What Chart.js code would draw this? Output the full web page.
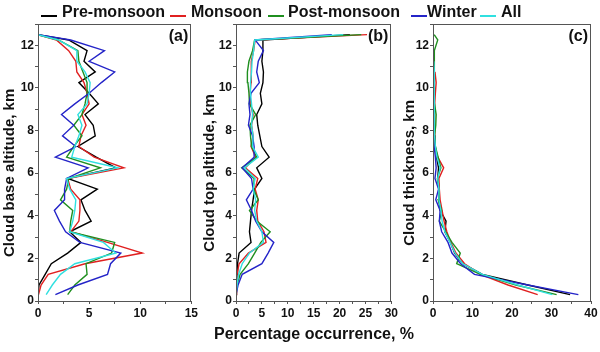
<!DOCTYPE html>
<html>
<head>
<meta charset="utf-8">
<script src="https://cdn.jsdelivr.net/npm/chart.js@4/dist/chart.umd.min.js"></script>
<style>
  body { margin: 0; background: #fff; font-family: "Liberation Sans", Arial, sans-serif; }
  #wrap { position: relative; width: 600px; height: 352px; overflow: hidden; }
  canvas { position: absolute; top: 0; }
  .leg-line { position: absolute; height: 2px; top: 15px; }
  .leg-txt { position: absolute; top: 3px; font-size: 16px; font-weight: bold; color: #111; line-height: 18px; }
  #xtitle { position: absolute; left: 0; width: 628px; top: 325px; text-align: center; font-size: 16px; font-weight: bold; color: #111; }
</style>
</head>
<body>
<div id="wrap">
  <canvas id="chartA" width="200" height="352" style="left:0"></canvas>
  <canvas id="chartB" width="200" height="352" style="left:200px"></canvas>
  <canvas id="chartC" width="200" height="352" style="left:400px"></canvas>
  <div id="legend"></div>
  <div id="xtitle">Percentage occurrence, %</div>
</div>
<script>
// altitude / thickness levels, km
const levels = [0.3, 0.75, 1.25, 1.75, 2.25, 2.75, 3.25, 3.75, 4.25, 4.75, 5.25, 5.75, 6.25,
                6.75, 7.25, 7.75, 8.25, 8.75, 9.25, 9.75, 10.25, 10.75, 11.25, 11.75, 12.25, 12.5];

const seasons = ['Pre-monsoon', 'Monsoon', 'Post-monsoon', 'Winter', 'All'];
const colors = ['#000000', '#e02020', '#1f8f1f', '#2424c8', '#30e0e0'];

// (a) cloud base altitude
const baseA = [
  [0, 0.1, 0.7, 1.3, 2.9, 4.2, 3.1, 5.2, 4.6, 4.2, 5.8, 2.9, 7.6, 5.7, 3.9, 5.6, 5.4, 4.6, 5.9, 5.0, 4.0, 5.6, 4.5, 4.8, 3.0, 0],
  [0.05, 0.3, 1.0, 4.6, 10.2, 6.8, 3.2, 4.0, 4.1, 4.1, 3.2, 2.9, 8.4, 5.5, 4.0, 4.2, 4.7, 4.3, 5.0, 4.8, 4.5, 3.8, 3.7, 3.0, 1.8, 0],
  [2.9, 3.6, 4.8, 4.7, 7.2, 7.5, 3.1, 3.2, 3.4, 2.2, 2.8, 3.0, 6.1, 2.8, 3.5, 4.3, 3.5, 4.3, 4.6, 4.8, 4.8, 4.4, 4.0, 3.9, 2.0, 0],
  [1.7, 3.9, 6.8, 7.1, 8.1, 4.1, 2.7, 2.1, 1.6, 2.6, 2.6, 2.8, 4.9, 1.7, 3.7, 2.4, 3.5, 2.3, 3.6, 5.0, 6.2, 7.5, 5.0, 6.5, 3.2, 0],
  [0.8, 1.4, 2.2, 3.6, 7.6, 6.4, 3.1, 3.4, 3.6, 3.7, 3.1, 2.8, 7.8, 3.3, 3.6, 4.0, 4.3, 3.9, 4.8, 5.0, 5.1, 4.6, 3.8, 3.8, 2.0, 0]
];

// (b) cloud top altitude
const topB = [
  [0, 0.1, 0.2, 0.3, 0.6, 2.9, 2.6, 2.8, 3.0, 3.3, 3.6, 5.0, 4.0, 6.4, 5.0, 4.6, 4.2, 4.0, 5.0, 4.7, 5.2, 5.3, 5.0, 5.2, 5.2, 22.0],
  [0, 0.1, 0.2, 0.6, 2.4, 5.8, 5.4, 4.2, 4.0, 4.3, 3.7, 4.2, 1.8, 3.8, 2.9, 3.3, 3.0, 3.3, 2.8, 2.7, 2.9, 2.9, 3.0, 3.4, 3.7, 25.3],
  [0, 0.2, 0.8, 2.4, 3.6, 4.8, 6.6, 4.0, 2.6, 4.3, 3.4, 3.5, 1.1, 4.0, 3.0, 2.8, 2.7, 3.8, 2.6, 2.5, 2.3, 2.2, 2.5, 3.2, 3.6, 24.2],
  [0, 0.4, 1.2, 5.0, 6.2, 7.3, 5.0, 3.8, 3.0, 2.0, 3.3, 3.0, 1.2, 3.5, 3.5, 3.2, 2.4, 2.7, 2.5, 2.9, 4.5, 4.0, 4.3, 5.3, 3.7, 18.5],
  [0, 0.2, 0.5, 1.2, 2.6, 5.3, 5.0, 4.0, 3.6, 3.8, 3.3, 3.7, 1.6, 4.3, 3.2, 3.3, 3.0, 3.2, 3.0, 2.8, 2.8, 3.0, 3.1, 3.4, 3.6, 20.7]
];

// (c) cloud thickness
const thickC = [
  [34.7, 24, 12.5, 7.5, 5.5, 4.4, 3.0, 3.3, 1.8, 1.5, 1.6, 1.2, 1.4, 0.9, 0.6, 0.5, 0.4, 0.4, 0.3, 0.3, 0.3, 0.3, 0.2, null, null, null],
  [26.5, 19, 12.0, 8.0, 5.8, 4.5, 3.5, 2.8, 2.3, 1.8, 1.6, 1.5, 2.7, 1.2, 0.5, 0.4, 0.5, 0.4, 0.4, 0.6, 0.8, 0.5, null, null, null, null],
  [31.3, 21, 12.0, 6.0, 6.9, 4.8, 3.2, 1.6, 2.2, 1.3, 1.5, 1.1, 2.0, 1.3, 0.6, 0.4, 0.7, 0.8, 0.4, 0.3, 0.3, 0.3, 0.3, 0.5, 1.2, 0.3],
  [36.8, 24, 10.5, 7.0, 4.8, 3.8, 2.2, 1.6, 1.8, 0.7, 1.4, 0.5, 0.8, 0.6, 0.3, 0.2, 0.2, 0.2, 0.2, 0.2, 0.2, 0.2, null, null, null, null],
  [30.2, 21.5, 12.5, 7.5, 5.6, 4.3, 3.0, 2.3, 2.0, 1.5, 1.5, 1.2, 1.8, 1.0, 0.6, 0.4, 0.4, 0.4, 0.3, 0.3, 0.3, 0.3, 0.2, null, null, null]
];

const tickFont = { family: 'Liberation Sans', size: 12, weight: 'bold' };

const framePlugin = {
  id: 'frame',
  afterDraw(chart, args, opts) {
    const { ctx, chartArea: a } = chart;
    ctx.save();
    ctx.strokeStyle = '#555';
    ctx.lineWidth = 1;
    ctx.strokeRect(Math.round(a.left) + 0.5, Math.round(a.top) + 0.5, Math.round(a.width) - 1, Math.round(a.height));
    ctx.fillStyle = '#111';
    ctx.font = 'bold 16px "Liberation Sans"';
    ctx.textAlign = 'right';
    ctx.textBaseline = 'middle';
    ctx.fillText(opts.tag, a.right - 3, a.top + 13);
    ctx.restore();
  }
};

function makePanel(id, table, xMax, xStep, labelEvery, yTitle, tag, yWidth, rightPad) {
  const datasets = table.map((vals, i) => ({
    label: seasons[i],
    data: vals.map((v, k) => ({ x: v, y: levels[k] })).filter(p => p.x !== null),
    borderColor: colors[i],
    borderWidth: 1.4,
    pointRadius: 0,
    showLine: true,
    fill: false,
    tension: 0,
    order: i === 4 ? 0 : 5 - i
  }));
  return new Chart(document.getElementById(id), {
    type: 'scatter',
    data: { datasets },
    plugins: [framePlugin],
    options: {
      responsive: false,
      animation: false,
      devicePixelRatio: 1,
      layout: { padding: { top: 24, right: rightPad, bottom: 31, left: 0 } },
      plugins: { legend: { display: false }, tooltip: { enabled: false }, frame: { tag } },
      scales: {
        x: {
          type: 'linear', min: 0, max: xMax,
          afterFit: s => { s.height = 20; },
          border: { display: true, color: '#555' },
          grid: { drawOnChartArea: false, drawTicks: true, tickLength: 3, color: '#555' },
          ticks: {
            stepSize: xStep, autoSkip: false, maxRotation: 0, padding: 2,
            color: '#111', font: tickFont,
            callback: v => (v % labelEvery === 0 ? v : '')
          }
        },
        y: {
          type: 'linear', min: 0, max: 13,
          afterFit: s => { s.width = yWidth; },
          border: { display: true, color: '#555' },
          grid: { drawOnChartArea: false, drawTicks: true, tickLength: 3, color: '#555' },
          // trailing spaces nudge the rotated title down a little, as in the original
          title: { display: true, text: yTitle + '     ', color: '#111', padding: { top: 1, bottom: 0 },
                   font: { family: 'Liberation Sans', size: 15, weight: 'bold' } },
          ticks: {
            stepSize: 1, autoSkip: false, padding: 1, color: '#111', font: tickFont,
            callback: v => (v % 2 === 0 ? v : '')
          }
        }
      }
    }
  });
}

makePanel('chartA', baseA, 15, 2.5, 5, 'Cloud base altitude, km', '(a)', 38, 4);
makePanel('chartB', topB, 30, 2.5, 5, 'Cloud top altitude, km', '(b)', 36, 7);
makePanel('chartC', thickC, 40, 5, 10, 'Cloud thickness, km', '(c)', 33, 9);

// legend across the top
const legendPos = [[41, 62], [170, 191], [268, 288], [411, 427], [480, 501]];
const legend = document.getElementById('legend');
seasons.forEach((s, i) => {
  const line = document.createElement('div');
  line.className = 'leg-line';
  line.style.left = legendPos[i][0] + 'px';
  line.style.width = '16px';
  line.style.background = colors[i];
  legend.appendChild(line);
  const txt = document.createElement('div');
  txt.className = 'leg-txt';
  txt.style.left = legendPos[i][1] + 'px';
  txt.textContent = s;
  legend.appendChild(txt);
});
</script>
</body>
</html>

* * * * *

_STATED TASK_
Give back exactly the lines from the first line of the data through the line with "['#000000', '#e02020', '#1f8f1f', '#2424c8', '#30e0e0'];", pictures excluded.

_PROBLEM SOLUTION_
What Chart.js code would draw this? Output the full web page.
<!DOCTYPE html>
<html>
<head>
<meta charset="utf-8">
<script src="https://cdn.jsdelivr.net/npm/chart.js@4/dist/chart.umd.min.js"></script>
<style>
  body { margin: 0; background: #fff; font-family: "Liberation Sans", Arial, sans-serif; }
  #wrap { position: relative; width: 600px; height: 352px; overflow: hidden; }
  canvas { position: absolute; top: 0; }
  .leg-line { position: absolute; height: 2px; top: 15px; }
  .leg-txt { position: absolute; top: 3px; font-size: 16px; font-weight: bold; color: #111; line-height: 18px; }
  #xtitle { position: absolute; left: 0; width: 628px; top: 325px; text-align: center; font-size: 16px; font-weight: bold; color: #111; }
</style>
</head>
<body>
<div id="wrap">
  <canvas id="chartA" width="200" height="352" style="left:0"></canvas>
  <canvas id="chartB" width="200" height="352" style="left:200px"></canvas>
  <canvas id="chartC" width="200" height="352" style="left:400px"></canvas>
  <div id="legend"></div>
  <div id="xtitle">Percentage occurrence, %</div>
</div>
<script>
// altitude / thickness levels, km
const levels = [0.3, 0.75, 1.25, 1.75, 2.25, 2.75, 3.25, 3.75, 4.25, 4.75, 5.25, 5.75, 6.25,
                6.75, 7.25, 7.75, 8.25, 8.75, 9.25, 9.75, 10.25, 10.75, 11.25, 11.75, 12.25, 12.5];

const seasons = ['Pre-monsoon', 'Monsoon', 'Post-monsoon', 'Winter', 'All'];
const colors = ['#000000', '#e02020', '#1f8f1f', '#2424c8', '#30e0e0'];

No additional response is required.